Sunday, February 28, 2016

Journaling of Chapter 32: A Macroeconomic Theory of the Open Economy

     Chapter 32, titled 'A Macroeconomic Theory of the Open Economy' helps establish the interdependence of a number of economic variables in an open economy. Chapter 32 specifically demonstrates the relationships between the prices and quantities in the market for loanable funds and the prices and quantities in the market for foreign-currency exchange. Using these markets, readers are taught how to analyze the impact of a variety of government policies on an economy’s exchange rate and trade balance. This chapter constructs a model of the open economy that allows readers to analyze the impact of government policies on net exports, net capital outflow, and exchange rates.
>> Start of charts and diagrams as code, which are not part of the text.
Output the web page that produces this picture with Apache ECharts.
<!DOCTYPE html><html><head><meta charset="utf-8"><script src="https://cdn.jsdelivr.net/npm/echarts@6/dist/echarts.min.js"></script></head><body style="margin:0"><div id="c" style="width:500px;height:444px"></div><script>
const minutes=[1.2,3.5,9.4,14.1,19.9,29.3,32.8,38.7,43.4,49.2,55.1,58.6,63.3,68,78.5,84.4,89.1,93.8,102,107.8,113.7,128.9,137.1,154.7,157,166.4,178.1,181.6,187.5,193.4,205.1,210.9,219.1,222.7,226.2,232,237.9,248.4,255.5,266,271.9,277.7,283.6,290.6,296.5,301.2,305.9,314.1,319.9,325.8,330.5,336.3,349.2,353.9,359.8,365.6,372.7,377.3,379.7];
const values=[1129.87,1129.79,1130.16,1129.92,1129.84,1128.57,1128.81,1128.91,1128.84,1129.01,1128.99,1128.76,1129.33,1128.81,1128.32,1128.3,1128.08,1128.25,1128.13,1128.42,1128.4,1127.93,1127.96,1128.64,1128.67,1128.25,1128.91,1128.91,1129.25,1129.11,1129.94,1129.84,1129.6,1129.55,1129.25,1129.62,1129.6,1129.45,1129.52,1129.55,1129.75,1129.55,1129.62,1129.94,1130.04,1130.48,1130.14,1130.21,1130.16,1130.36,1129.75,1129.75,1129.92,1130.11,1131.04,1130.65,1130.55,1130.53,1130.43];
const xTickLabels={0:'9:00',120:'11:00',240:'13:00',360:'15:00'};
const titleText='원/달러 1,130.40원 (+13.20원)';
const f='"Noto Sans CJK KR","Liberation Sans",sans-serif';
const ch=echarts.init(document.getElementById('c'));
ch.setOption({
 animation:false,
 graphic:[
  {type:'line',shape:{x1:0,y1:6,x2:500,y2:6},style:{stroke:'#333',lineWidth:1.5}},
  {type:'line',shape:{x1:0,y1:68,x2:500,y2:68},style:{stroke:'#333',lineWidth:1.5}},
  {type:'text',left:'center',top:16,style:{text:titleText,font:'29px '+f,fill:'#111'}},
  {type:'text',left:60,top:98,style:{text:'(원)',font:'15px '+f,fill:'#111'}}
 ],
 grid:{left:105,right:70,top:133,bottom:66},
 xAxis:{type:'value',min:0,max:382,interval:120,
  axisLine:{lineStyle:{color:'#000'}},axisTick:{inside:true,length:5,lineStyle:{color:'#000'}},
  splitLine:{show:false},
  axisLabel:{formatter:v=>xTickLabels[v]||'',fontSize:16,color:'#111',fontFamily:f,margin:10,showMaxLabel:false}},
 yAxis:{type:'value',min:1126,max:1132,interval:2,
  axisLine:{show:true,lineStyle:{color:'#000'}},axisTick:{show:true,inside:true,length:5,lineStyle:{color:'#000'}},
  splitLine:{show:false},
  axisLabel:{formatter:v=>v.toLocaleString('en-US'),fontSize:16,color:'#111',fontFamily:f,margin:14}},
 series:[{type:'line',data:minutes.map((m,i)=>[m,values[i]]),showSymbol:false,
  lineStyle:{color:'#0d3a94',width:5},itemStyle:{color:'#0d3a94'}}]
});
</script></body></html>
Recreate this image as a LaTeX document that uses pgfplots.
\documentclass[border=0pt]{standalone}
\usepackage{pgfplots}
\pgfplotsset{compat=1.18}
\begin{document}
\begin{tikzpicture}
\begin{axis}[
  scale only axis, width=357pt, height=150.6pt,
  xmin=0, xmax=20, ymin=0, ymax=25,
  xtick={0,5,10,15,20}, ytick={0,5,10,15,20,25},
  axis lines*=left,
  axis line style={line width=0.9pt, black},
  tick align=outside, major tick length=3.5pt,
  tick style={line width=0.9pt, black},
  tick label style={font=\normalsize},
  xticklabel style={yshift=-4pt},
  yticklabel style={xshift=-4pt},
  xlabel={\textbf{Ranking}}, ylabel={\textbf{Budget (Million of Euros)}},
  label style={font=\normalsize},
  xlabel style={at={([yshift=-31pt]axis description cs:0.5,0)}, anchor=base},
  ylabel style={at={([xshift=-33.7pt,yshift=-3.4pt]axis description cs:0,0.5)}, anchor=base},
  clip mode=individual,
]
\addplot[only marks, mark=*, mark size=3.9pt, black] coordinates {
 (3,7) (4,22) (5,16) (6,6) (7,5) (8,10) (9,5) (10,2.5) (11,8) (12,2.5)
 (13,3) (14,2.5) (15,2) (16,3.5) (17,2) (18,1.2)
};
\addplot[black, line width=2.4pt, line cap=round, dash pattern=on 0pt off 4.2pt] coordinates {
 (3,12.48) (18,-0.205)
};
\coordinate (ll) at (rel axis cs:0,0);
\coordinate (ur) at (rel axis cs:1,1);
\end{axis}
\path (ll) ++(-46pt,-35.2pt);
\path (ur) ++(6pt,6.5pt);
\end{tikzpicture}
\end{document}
This model is based on the previous long-run analysis that we learned in two ways. First, one must assume that output is determined by technology and factor supplies so output is fixed or given. Second of all, prices are determined by the quantity of money so prices are fixed or given. The model constructed in this chapter is composed of two markets—the market for loanable funds and the market for foreign-currency exchange. These markets simultaneously determine the interest rate and the exchange rate, as well as the level of overall investment and the trade balance.

     Overall, I would give this week's chapter a difficulty rating of 2 out of 3. The three policy problems demonstrated in the text take a lot of concentration to understand so that is something I am having a hard time with. I also don't comprehend why capital flight is considered bad for the economy rather than good if it raises net exports.